Torsten Åkesson (7 November 1954), is a Swedish physicist and professor in Particle physics at Lund University who is a member of the Royal Swedish Academy of Sciences and was president of the CERN Council.

== Biography ==
Åkesson graduated from Österportskolan in Ystad in 1973, and was awarded his Master of Science in Engineering Physics at Lund University in 1979. He became a Doctor of Philosophy in the field of physics at Lund University in 1986 with Guy von Dardel as his supervisor with a thesis about jets. He continued with his research about jets in CERN. In 1996-2005 he also participated in the management team for the development of the international ATLAS experiment, which among other things was one of the two LHC experiments involved in the discovery of the Higgs boson in July 2012. Between 2005 and 2006 he was Chairman of the European Committee on Future Accelerators (ECFA), where he was responsible for developing a European strategy for particle physics.
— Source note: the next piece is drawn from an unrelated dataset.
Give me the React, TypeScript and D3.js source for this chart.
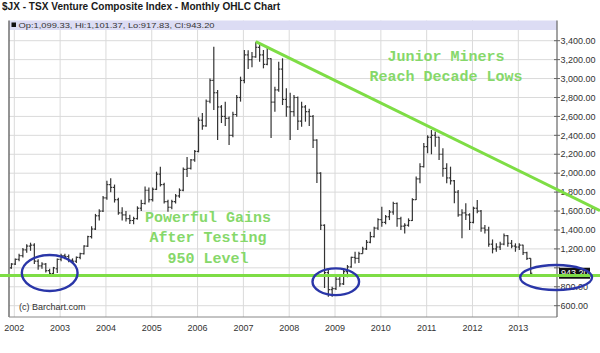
import React from "react";
import * as d3 from "d3";

const W = 600;
const H = 353;

const title = "$JX - TSX Venture Composite Index - Monthly OHLC Chart";
const infoText = "Op:1,099.33, Hi:1,101.37, Lo:917.83, Cl:943.20";
const credit = "(c) Barchart.com";

// first bar: December 2001, one bar per month, last bar April 2013
const firstMonth = "2001-12";

const opens = [
  1000,
  1040, 1090, 1130, 1190, 1230, 1240, 1070, 1020, 1040, 970, 940, 990,
  1090, 1130, 1120, 1080, 1070, 1110, 1150, 1230, 1330, 1410, 1550, 1600,
  1740, 1880, 1850, 1720, 1580, 1560, 1520, 1500, 1520, 1630, 1680, 1820,
  1720, 1830, 1990, 1880, 1700, 1640, 1700, 1760, 1820, 2040, 2050, 2140,
  2230, 2560, 2500, 2760, 2980, 2850, 2700, 2600, 2580, 2400, 2620, 2800,
  2980, 3250, 3200, 3230, 3330, 3250, 3150, 3210, 2750, 2880, 3100, 2780,
  2700, 2650, 2800, 2550, 2700, 2650, 2600, 2350, 2000, 1450, 950, 770,
  780, 880, 830, 960, 1010, 1110, 1100, 1150, 1200, 1270, 1330, 1420,
  1510, 1480, 1540, 1590, 1680, 1520, 1440, 1450, 1500, 1720, 1940, 2070,
  2280, 2380, 2400, 2380, 2200, 2050, 1950, 1920, 1800, 1560, 1580, 1560,
  1480, 1630, 1600, 1420, 1400, 1250, 1200, 1220, 1250, 1340, 1260, 1230,
  1220, 1240, 1160, 1099.33,
];
const highs = [
  1050,
  1100, 1150, 1210, 1250, 1266, 1260, 1090, 1060, 1050, 990, 1010, 1100,
  1150, 1150, 1140, 1100, 1120, 1160, 1240, 1340, 1440, 1570, 1620, 1760,
  1920, 1946, 1880, 1740, 1640, 1600, 1560, 1540, 1650, 1720, 1860, 1850,
  1850, 2016, 2069, 1900, 1720, 1720, 1780, 1840, 2060, 2170, 2150, 2245,
  2590, 2636, 2780, 3000, 3337, 2880, 2720, 2756, 2600, 2650, 2826, 3020,
  3302, 3300, 3280, 3390, 3355, 3302, 3337, 3214, 2914, 3178, 3214, 2897,
  2850, 2826, 2810, 2756, 2720, 2680, 2615, 2360, 2010, 1460, 998, 800,
  906, 924, 977, 1030, 1118, 1170, 1170, 1223, 1294, 1382, 1435, 1523,
  1646, 1558, 1611, 1699, 1690, 1540, 1470, 1523, 1735, 1964, 2105, 2320,
  2400, 2456, 2440, 2386, 2263, 2105, 2069, 1927, 1822, 1620, 1682, 1576,
  1646, 1717, 1611, 1453, 1435, 1300, 1259, 1276, 1364, 1347, 1294, 1259,
  1259, 1245, 1170, 1101.37,
];
const lows = [
  990,
  1030, 1070, 1110, 1160, 1180, 1040, 980, 990, 950, 906, 925, 945,
  1070, 1090, 1060, 1040, 1050, 1090, 1140, 1220, 1310, 1400, 1500, 1590,
  1720, 1800, 1690, 1560, 1500, 1490, 1463, 1460, 1510, 1600, 1670, 1690,
  1700, 1822, 1860, 1680, 1593, 1620, 1680, 1740, 1810, 1960, 2040, 2120,
  2220, 2460, 2490, 2740, 2668, 2351, 2530, 2500, 2298, 2380, 2597, 2756,
  2950, 3100, 3120, 3220, 3178, 3108, 3140, 2372, 2650, 2860, 2720, 2597,
  2351, 2600, 2456, 2491, 2544, 2500, 2266, 1896, 1399, 787, 695, 695,
  766, 800, 820, 900, 1000, 1047, 1050, 1150, 1190, 1260, 1320, 1400,
  1435, 1460, 1505, 1560, 1435, 1400, 1364, 1435, 1495, 1717, 1893, 2060,
  2210, 2200, 2280, 2140, 1963, 1893, 1880, 1682, 1540, 1312, 1505, 1400,
  1470, 1576, 1382, 1364, 1223, 1153, 1170, 1188, 1240, 1223, 1206, 1170,
  1188, 1136, 1082, 917.83,
];
const closes = [
  1040,
  1090, 1130, 1190, 1230, 1240, 1070, 1020, 1040, 970, 940, 1000, 1090,
  1130, 1120, 1080, 1070, 1110, 1150, 1230, 1330, 1410, 1550, 1600, 1740,
  1880, 1850, 1720, 1580, 1560, 1520, 1500, 1520, 1630, 1680, 1820, 1720,
  1830, 1990, 1880, 1700, 1640, 1700, 1760, 1820, 2040, 2050, 2140, 2230,
  2560, 2500, 2760, 2980, 2850, 2700, 2600, 2580, 2400, 2620, 2800, 2980,
  3250, 3200, 3230, 3330, 3250, 3150, 3210, 2750, 2880, 3100, 2780, 2700,
  2650, 2800, 2550, 2700, 2650, 2600, 2350, 2000, 1450, 950, 770, 780,
  880, 830, 960, 1010, 1110, 1100, 1150, 1200, 1270, 1330, 1420, 1510,
  1480, 1540, 1590, 1680, 1520, 1440, 1450, 1500, 1720, 1940, 2070, 2280,
  2380, 2400, 2380, 2200, 2050, 1950, 1920, 1800, 1560, 1580, 1560, 1480,
  1630, 1600, 1420, 1400, 1250, 1200, 1220, 1250, 1340, 1260, 1230, 1220,
  1240, 1160, 1099, 943.2,
];

const yTicks = [600, 800, 1000, 1200, 1400, 1600, 1800, 2000, 2200, 2400, 2600, 2800, 3000, 3200, 3400];
const years = [2002, 2003, 2004, 2005, 2006, 2007, 2008, 2009, 2010, 2011, 2012, 2013];
const lastClose = 943.2;

// annotations, in data units (month index from Jan 2002, index value)
const supportLevel = 917.83;
const trendStart = { m: 63.25, v: 3390 };
const trendEnd = { m: 142.05, v: 1830 };
const ellipses = [
  { m: 9.27, v: 945, dm: 7.3, dv: 190 },
  { m: 84.2, v: 853, dm: 6.1, dv: 141 },
  { m: 141.9, v: 898, dm: 9.4, dv: 132 },
];
const noteRight = ["Junior Miners", "Reach Decade Lows"];
const noteLeft = ["Powerful Gains", "After Testing", "950 Level"];

const SANS = "'Liberation Sans', Arial, Helvetica, sans-serif";
const MONO = "'Liberation Mono', 'Courier New', monospace";

export default function App() {
  const plotL = 9;
  const plotR = 557;
  const plotT = 20.5;
  const plotB = 317;

  const x = d3.scaleLinear().domain([0, 132]).range([14.3, 518.3]);
  const y = d3.scaleLinear().domain([600, 3400]).range([305.7, 40.7]);

  const [fy, fm] = firstMonth.split("-").map(Number);
  const startIdx = (fy - 2002) * 12 + (fm - 1);

  const bars = opens.map((o, i) => ({
    cx: x(startIdx + i + 0.25),
    o: y(o),
    h: y(highs[i]),
    l: y(lows[i]),
    c: y(closes[i]),
  }));

  const fmt = d3.format(",.2f");

  // trend line extended to the right edge
  const tx1 = x(trendStart.m), ty1 = y(trendStart.v);
  const tx2 = x(trendEnd.m), ty2 = y(trendEnd.v);
  const slope = (ty2 - ty1) / (tx2 - tx1);
  const txEnd = W;
  const tyEnd = ty1 + slope * (txEnd - tx1);

  const lastY = y(lastClose);
  const green = "#7edd45";
  const textGreen = "#86d86a";
  const blue = "#2a36a8";

  return (
    <svg
      width={W}
      height={H}
      viewBox={`0 0 ${W} ${H}`}
      style={{ position: "absolute", left: 0, top: 0, background: "#fff" }}
    >
      <rect x={0} y={0} width={W} height={H} fill="#fff" />
      <text x={2} y={10} fontFamily={SANS} fontWeight="bold" fontSize={10.5} fill="#1a1a1a"
        textLength={278} lengthAdjust="spacingAndGlyphs">{title}</text>

      {/* grid */}
      {yTicks.map((t) => (
        <line key={"gy" + t} x1={plotL} x2={plotR} y1={y(t)} y2={y(t)} stroke="#dadada" strokeWidth={1} />
      ))}
      {years.map((yr) => (
        <line key={"gx" + yr} x1={x((yr - 2002) * 12)} x2={x((yr - 2002) * 12)} y1={plotT} y2={plotB}
          stroke="#dadada" strokeWidth={1} />
      ))}

      {/* OHLC bars */}
      <g stroke="#333" strokeWidth={1.2}>
        {bars.map((b, i) => (
          <g key={i}>
            <line x1={b.cx} x2={b.cx} y1={b.h} y2={b.l} />
            <line x1={b.cx - 1.6} x2={b.cx} y1={b.o} y2={b.o} />
            <line x1={b.cx} x2={b.cx + 1.6} y1={b.c} y2={b.c} />
          </g>
        ))}
      </g>

      {/* info bar */}
      <rect x={plotL} y={plotT} width={plotR - plotL} height={9.5} fill="#dcdcf4" />
      <rect x={11.5} y={22.5} width={4.5} height={4.5} fill="#111" />
      <text x={18.5} y={28} fontFamily={SANS} fontSize={8} fill="#333"
        textLength={196} lengthAdjust="spacingAndGlyphs">{infoText}</text>

      {/* frame */}
      <line x1={plotL} x2={plotL} y1={plotT} y2={plotB} stroke="#666" strokeWidth={1.4} />
      <line x1={plotL} x2={plotR} y1={plotB} y2={plotB} stroke="#888" strokeWidth={1} />
      <line x1={plotR} x2={plotR} y1={plotT} y2={plotB} stroke="#666" strokeWidth={1.2} />

      {/* y axis */}
      {yTicks.map((t) => (
        <g key={"yt" + t}>
          <line x1={plotR - 3} x2={plotR + 3} y1={y(t)} y2={y(t)} stroke="#666" strokeWidth={1} />
          {Math.abs(y(t) - lastY) > 8 && (
            <text x={plotR + 3.5} y={y(t) + 3.2} fontFamily={SANS} fontSize={9} fill="#333">{fmt(t)}</text>
          )}
        </g>
      ))}
      <rect x={plotR + 2} y={lastY - 5.5} width={31} height={11} fill="#111" />
      <text x={plotR + 4} y={lastY + 3.2} fontFamily={SANS} fontSize={9} fill="#fff">{fmt(lastClose)}</text>

      {/* x axis */}
      {years.map((yr) => (
        <text key={"xl" + yr} x={x((yr - 2002) * 12)} y={331} textAnchor="middle" fontFamily={SANS}
          fontSize={9} fill="#333">{yr}</text>
      ))}

      <text x={19} y={310} fontFamily={SANS} fontSize={9} fill="#333">{credit}</text>

      {/* annotations */}
      <line x1={0} x2={W} y1={y(supportLevel)} y2={y(supportLevel)} stroke={green} strokeWidth={3} />
      <line x1={tx1} y1={ty1} x2={txEnd} y2={tyEnd} stroke={green} strokeWidth={3} />

      {ellipses.map((e, i) => {
        const cx = x(e.m);
        const cy = y(e.v);
        const rx = x(e.m + e.dm) - cx;
        const ry = cy - y(e.v + e.dv);
        return <ellipse key={"el" + i} cx={cx} cy={cy} rx={rx} ry={ry} fill="none" stroke={blue} strokeWidth={2.4} />;
      })}

      {noteRight.map((t, i) => (
        <text key={"nr" + i} x={446} y={60.5 + i * 20.5} textAnchor="middle" fontFamily={MONO}
          fontSize={15} fontWeight="bold" fill={textGreen}>{t}</text>
      ))}
      {noteLeft.map((t, i) => (
        <text key={"nl" + i} x={208} y={221.5 + i * 20.7} textAnchor="middle" fontFamily={MONO}
          fontSize={15} fontWeight="bold" fill={textGreen}>{t}</text>
      ))}
    </svg>
  );
}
In 2007-2009 he was President of the CERN Council, where one of his main goals was to start up their particle accelerator and start the experiments at Large Hadron Collider.

Åkesson is elected as a member of the Royal Swedish Academy of Sciences and the Royal Physiographic Society, and he was the head of the Particle Physics Division at Lund University during 2012–2018.

He is since 2019 co-spokesperson for the proposed experiment LDMX.